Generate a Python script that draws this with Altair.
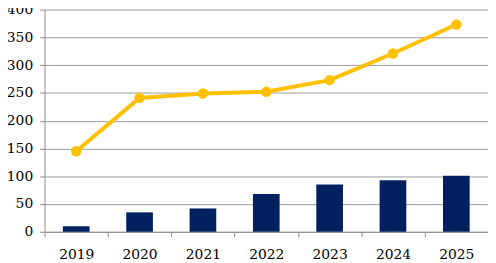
import altair as alt
import pandas as pd

years = ["2019", "2020", "2021", "2022", "2023", "2024", "2025"]
bar_values = [10, 35, 42, 68, 85, 93, 101]
line_values = [145, 241, 249, 252, 273, 321, 373]

df = pd.DataFrame({"year": years, "bar": bar_values, "line": line_values})

FONT = "DejaVu Serif"

x_axis = alt.Axis(labelAngle=0, tickBand="extent", labelPadding=11,
                  grid=False, labelOverlap=False)
x = alt.X("year:N", title=None,
          scale=alt.Scale(paddingInner=0, paddingOuter=0), axis=x_axis)

y_scale = alt.Scale(domain=[0, 400], nice=False)
y_axis = alt.Axis(values=[0, 50, 100, 150, 200, 250, 300, 350, 400],
                  labelPadding=7, labelOverlap=False, labelBound=False,
                  labelFlush=False, grid=True)

base = alt.Chart(df)

bars = base.mark_bar(size=27, color="#002060").encode(
    x=x,
    y=alt.Y("bar:Q", title=None, scale=y_scale, axis=y_axis),
)

line = base.mark_line(color="#FFC000", strokeWidth=4, point=alt.OverlayMarkDef(
    color="#FFC000", size=110, filled=True, opacity=1)).encode(
    x=x,
    y=alt.Y("line:Q", title=None, scale=y_scale, axis=y_axis),
)

chart = alt.layer(bars, line).properties(
    width=449, height=225,
    autosize=alt.AutoSizeParams(type="none"),
    padding={"left": 37, "top": 0, "right": 0, "bottom": 30},
).configure_view(stroke=None).configure_axis(
    labelFont=FONT, labelFontSize=14, labelColor="#000000",
    domainColor="#8c8c8c", tickColor="#8c8c8c", tickSize=5,
    gridColor="#9a9a9a", gridWidth=1, labelOverlap=False,
)

chart.save("out.html", embed_options={"renderer": "svg", "actions": False})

## WHAT THE TASK ASKS
Write out again exactly the lines from the start of the data above through the line containing "scale=alt.Scale(paddingInner=0, paddingOuter=0), axis=x_axis)", inclusive, excluding any pictures.

## TASK SOLUTION
Generate a Python script that draws this with Altair.
import altair as alt
import pandas as pd

years = ["2019", "2020", "2021", "2022", "2023", "2024", "2025"]
bar_values = [10, 35, 42, 68, 85, 93, 101]
line_values = [145, 241, 249, 252, 273, 321, 373]

df = pd.DataFrame({"year": years, "bar": bar_values, "line": line_values})

FONT = "DejaVu Serif"

x_axis = alt.Axis(labelAngle=0, tickBand="extent", labelPadding=11,
                  grid=False, labelOverlap=False)
x = alt.X("year:N", title=None,
          scale=alt.Scale(paddingInner=0, paddingOuter=0), axis=x_axis)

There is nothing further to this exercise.